At-risk kids denied preschool help
This is an archived article that was published on sltrib.com in 2013, and information in the article may be outdated. It is provided only for personal research purposes and may not be reprinted.

Conservative Republican ideologues Sen. Margaret Dayton, Sen. John Valentine, Sen. Howard Stephenson, and the Utah Eagle Forum should be held accountable for the scare tactics, misinformation and appalling ignorance that killed legislation designed to offer academic help to Utah children who desperately need it.

Dayton, in particular, and Gayle Ruzicka, leader of the Eagle Forum, have solidly reinforced their reputations among educators and concerned parents as champions of the status quo: an unfair system that favors white, middle-class, conservative families and discriminates against all others.

The effects of the system are obvious: 50 percent dropout rates among Latino students, dismal graduation rates overall, stagnating test scores and a third of all high school graduates unprepared for college or careers. Despite the alarming statistics, Dayton, Valentine, Stephenson and other conservatives continue to fall in lockstep with Ruzicka in her provincial, backward-thinking refusal to consider proposals that could bring real change.

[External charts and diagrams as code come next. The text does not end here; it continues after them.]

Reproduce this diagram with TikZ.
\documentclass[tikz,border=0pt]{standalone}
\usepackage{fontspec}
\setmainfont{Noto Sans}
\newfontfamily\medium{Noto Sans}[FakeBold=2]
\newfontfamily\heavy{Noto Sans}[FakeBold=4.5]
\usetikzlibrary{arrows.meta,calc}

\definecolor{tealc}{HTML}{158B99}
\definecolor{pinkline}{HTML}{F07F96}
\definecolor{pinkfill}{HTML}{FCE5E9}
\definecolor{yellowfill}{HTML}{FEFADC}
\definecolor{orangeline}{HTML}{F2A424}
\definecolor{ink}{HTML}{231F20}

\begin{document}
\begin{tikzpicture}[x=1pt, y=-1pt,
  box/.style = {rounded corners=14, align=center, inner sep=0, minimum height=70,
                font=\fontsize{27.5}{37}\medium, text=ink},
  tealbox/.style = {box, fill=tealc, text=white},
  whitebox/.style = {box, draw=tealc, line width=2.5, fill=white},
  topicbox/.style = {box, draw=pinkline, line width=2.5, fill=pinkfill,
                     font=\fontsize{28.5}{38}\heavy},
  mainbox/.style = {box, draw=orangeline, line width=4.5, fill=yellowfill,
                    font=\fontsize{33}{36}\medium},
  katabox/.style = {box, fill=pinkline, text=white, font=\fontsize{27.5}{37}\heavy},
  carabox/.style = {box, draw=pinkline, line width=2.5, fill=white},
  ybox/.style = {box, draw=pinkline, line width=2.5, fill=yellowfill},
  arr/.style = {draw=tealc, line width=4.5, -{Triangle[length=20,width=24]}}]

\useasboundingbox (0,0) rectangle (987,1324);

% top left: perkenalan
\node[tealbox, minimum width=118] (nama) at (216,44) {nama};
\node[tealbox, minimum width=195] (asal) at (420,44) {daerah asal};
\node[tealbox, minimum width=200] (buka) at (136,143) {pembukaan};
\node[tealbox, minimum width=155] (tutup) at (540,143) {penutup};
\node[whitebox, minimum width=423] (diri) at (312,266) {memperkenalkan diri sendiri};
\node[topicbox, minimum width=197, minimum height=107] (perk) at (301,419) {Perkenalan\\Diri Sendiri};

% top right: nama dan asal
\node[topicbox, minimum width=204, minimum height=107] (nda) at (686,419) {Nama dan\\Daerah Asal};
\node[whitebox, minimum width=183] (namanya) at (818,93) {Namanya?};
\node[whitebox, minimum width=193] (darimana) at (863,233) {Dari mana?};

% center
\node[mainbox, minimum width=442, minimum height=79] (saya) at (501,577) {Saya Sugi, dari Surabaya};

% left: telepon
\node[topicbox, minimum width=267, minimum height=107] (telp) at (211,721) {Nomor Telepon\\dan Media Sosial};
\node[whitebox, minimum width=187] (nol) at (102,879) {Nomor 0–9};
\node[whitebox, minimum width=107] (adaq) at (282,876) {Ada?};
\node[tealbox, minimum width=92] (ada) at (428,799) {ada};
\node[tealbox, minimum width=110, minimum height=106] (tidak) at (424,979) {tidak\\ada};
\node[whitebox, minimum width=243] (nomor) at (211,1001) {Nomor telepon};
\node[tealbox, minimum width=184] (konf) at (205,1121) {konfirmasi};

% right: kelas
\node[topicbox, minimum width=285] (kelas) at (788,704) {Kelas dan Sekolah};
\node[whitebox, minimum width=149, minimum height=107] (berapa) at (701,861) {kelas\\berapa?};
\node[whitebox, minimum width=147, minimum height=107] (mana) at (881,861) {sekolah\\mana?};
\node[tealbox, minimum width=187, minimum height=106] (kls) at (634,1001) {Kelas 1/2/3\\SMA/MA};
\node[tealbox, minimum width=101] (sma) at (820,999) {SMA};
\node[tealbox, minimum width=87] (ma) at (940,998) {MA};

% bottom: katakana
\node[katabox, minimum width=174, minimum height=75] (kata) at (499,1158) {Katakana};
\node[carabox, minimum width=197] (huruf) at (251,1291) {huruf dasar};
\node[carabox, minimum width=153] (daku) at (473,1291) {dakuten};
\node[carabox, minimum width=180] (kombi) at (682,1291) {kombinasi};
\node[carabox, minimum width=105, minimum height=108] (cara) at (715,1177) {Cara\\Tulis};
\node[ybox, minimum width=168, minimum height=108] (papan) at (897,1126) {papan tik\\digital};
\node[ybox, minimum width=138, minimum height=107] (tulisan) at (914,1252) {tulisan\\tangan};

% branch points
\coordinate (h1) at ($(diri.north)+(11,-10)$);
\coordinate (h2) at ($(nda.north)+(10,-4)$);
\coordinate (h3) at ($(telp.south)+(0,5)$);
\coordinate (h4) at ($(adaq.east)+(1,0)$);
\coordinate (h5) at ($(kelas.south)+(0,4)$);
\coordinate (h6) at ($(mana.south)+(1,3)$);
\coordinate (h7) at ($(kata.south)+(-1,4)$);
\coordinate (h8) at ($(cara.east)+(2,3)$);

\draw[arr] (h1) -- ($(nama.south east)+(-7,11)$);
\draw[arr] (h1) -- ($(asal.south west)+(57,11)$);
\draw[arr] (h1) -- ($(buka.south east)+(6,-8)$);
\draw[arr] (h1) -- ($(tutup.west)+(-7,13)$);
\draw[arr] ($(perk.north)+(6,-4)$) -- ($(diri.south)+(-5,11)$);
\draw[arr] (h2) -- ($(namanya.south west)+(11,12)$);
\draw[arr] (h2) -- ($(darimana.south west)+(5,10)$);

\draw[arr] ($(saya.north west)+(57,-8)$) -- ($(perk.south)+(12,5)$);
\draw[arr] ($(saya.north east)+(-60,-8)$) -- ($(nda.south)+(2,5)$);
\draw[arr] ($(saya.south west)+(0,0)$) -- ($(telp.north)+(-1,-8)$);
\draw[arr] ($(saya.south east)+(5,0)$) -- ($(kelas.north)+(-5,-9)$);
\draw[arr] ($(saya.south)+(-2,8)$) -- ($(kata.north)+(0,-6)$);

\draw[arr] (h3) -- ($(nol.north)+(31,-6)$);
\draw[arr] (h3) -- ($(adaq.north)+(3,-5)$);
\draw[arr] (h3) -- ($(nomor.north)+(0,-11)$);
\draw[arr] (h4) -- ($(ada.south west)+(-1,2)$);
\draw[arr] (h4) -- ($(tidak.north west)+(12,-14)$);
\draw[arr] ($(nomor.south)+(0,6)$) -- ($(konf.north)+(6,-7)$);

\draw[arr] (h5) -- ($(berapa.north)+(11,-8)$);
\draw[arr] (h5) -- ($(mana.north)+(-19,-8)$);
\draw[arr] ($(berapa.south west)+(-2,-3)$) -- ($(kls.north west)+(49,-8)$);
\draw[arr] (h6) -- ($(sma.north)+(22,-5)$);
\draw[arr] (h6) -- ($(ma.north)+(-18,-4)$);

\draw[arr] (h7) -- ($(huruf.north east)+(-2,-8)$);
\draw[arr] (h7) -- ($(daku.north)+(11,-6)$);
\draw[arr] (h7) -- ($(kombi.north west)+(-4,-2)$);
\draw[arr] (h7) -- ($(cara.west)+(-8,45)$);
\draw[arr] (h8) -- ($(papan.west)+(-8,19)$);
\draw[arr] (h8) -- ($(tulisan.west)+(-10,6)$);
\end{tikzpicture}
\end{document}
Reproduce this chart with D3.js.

Republican Sen. Aaron Osmond's well-thought-out bill for a public-private partnership to create voluntary preschool programs for at-risk children was supported by educators, the state school board, business leaders and the PTA. It was modeled after other successful programs, including one in Granite School District.

Instead of discussing the bill intelligently, looking at data, trying to think creatively, Dayton presented arguments obviously dredged up to mask the tired line that 3- and 4-year-olds belong at their mothers' knees and that "institutionalizing" youngsters undermines parents' responsibility to instill in them a family's values.

Even other Republicans see the silliness of those arguments, so Dayton instead criticized Osmond's bill as not being transparent enough, a surprising argument from a woman whose political caucus has never been known for its forthrightness. And in one of the oddest arguments against SB71, Dayton said that it might help too many children, specifically that "at risk" might be defined too broadly.

The senator went so far as to say that trying to close the achievement gap between whites and minorities is "not a noble goal." She persuaded enough like-minded Republicans — the bill was defeated by seven votes — that disadvantaged children should be allowed to fail at their own pace.

Some Republicans (six voted for the bill) are beginning to realize the futility of turning their backs on children in need of academic help. Even in the only terms many conservatives understand — economic development — this is a foolhardy path. For those children, it's a tragedy.